-- Begin DATA SEGMENT --

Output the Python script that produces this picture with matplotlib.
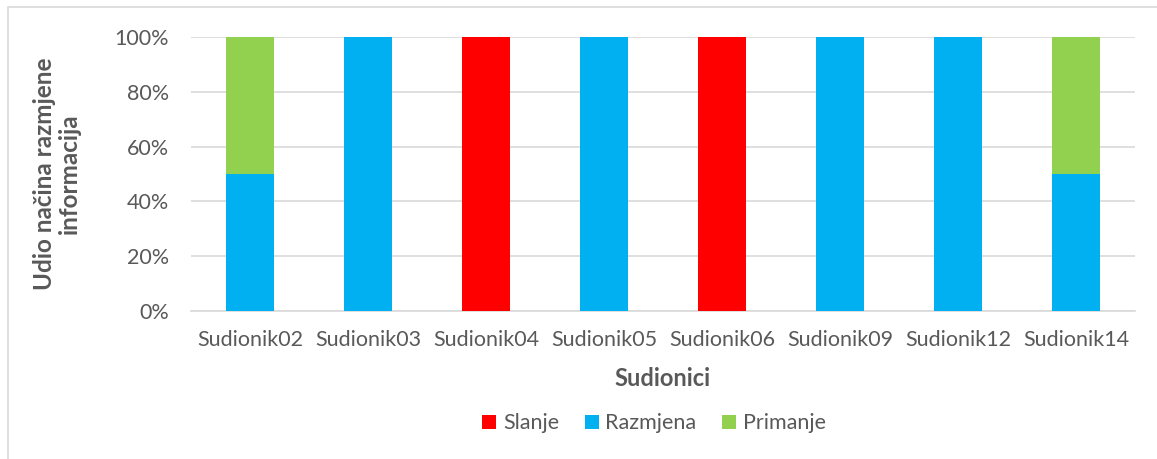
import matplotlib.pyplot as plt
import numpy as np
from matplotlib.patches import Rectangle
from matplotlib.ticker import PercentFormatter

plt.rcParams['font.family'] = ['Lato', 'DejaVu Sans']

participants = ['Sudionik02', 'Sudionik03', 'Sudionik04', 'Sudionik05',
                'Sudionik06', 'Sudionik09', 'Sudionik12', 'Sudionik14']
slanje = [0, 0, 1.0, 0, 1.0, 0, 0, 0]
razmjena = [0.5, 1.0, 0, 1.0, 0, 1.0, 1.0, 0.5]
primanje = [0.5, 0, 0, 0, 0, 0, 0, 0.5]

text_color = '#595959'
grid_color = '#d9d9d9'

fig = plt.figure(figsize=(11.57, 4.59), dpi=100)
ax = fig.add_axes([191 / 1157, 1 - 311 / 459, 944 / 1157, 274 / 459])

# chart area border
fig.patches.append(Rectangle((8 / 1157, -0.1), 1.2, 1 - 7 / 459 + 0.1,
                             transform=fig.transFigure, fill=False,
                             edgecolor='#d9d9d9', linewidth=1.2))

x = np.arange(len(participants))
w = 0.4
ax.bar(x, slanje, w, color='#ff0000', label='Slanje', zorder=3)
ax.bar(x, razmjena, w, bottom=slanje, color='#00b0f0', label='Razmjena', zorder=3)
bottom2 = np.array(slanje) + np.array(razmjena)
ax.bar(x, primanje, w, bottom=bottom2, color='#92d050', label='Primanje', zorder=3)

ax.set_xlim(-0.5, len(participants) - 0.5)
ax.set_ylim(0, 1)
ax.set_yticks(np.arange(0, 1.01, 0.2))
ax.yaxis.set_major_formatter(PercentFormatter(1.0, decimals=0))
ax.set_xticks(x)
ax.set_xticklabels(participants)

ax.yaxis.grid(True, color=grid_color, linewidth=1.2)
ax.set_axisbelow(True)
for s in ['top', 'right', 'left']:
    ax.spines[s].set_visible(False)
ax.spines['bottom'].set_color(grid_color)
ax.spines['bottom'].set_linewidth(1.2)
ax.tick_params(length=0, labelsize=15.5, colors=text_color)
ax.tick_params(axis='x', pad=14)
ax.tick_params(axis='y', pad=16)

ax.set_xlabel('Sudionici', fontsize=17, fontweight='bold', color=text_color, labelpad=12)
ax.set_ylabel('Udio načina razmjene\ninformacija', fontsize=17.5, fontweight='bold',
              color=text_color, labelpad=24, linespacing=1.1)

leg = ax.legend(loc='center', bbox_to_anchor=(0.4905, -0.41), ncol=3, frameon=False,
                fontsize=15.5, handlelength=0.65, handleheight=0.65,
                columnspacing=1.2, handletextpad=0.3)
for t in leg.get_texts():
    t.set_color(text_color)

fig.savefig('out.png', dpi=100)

-- End DATA SEGMENT --

Without the pictures, please reproduce each line of the listing above exactly, from the first one through the line bearing "ax = fig.add_axes([191".

> **FINAL RESULT**
Output the Python script that produces this picture with matplotlib.
import matplotlib.pyplot as plt
import numpy as np
from matplotlib.patches import Rectangle
from matplotlib.ticker import PercentFormatter

plt.rcParams['font.family'] = ['Lato', 'DejaVu Sans']

participants = ['Sudionik02', 'Sudionik03', 'Sudionik04', 'Sudionik05',
                'Sudionik06', 'Sudionik09', 'Sudionik12', 'Sudionik14']
slanje = [0, 0, 1.0, 0, 1.0, 0, 0, 0]
razmjena = [0.5, 1.0, 0, 1.0, 0, 1.0, 1.0, 0.5]
primanje = [0.5, 0, 0, 0, 0, 0, 0, 0.5]

text_color = '#595959'
grid_color = '#d9d9d9'

fig = plt.figure(figsize=(11.57, 4.59), dpi=100)
ax = fig.add_axes([191 / 1157, 1 - 311 / 459, 944 / 1157, 274 / 459])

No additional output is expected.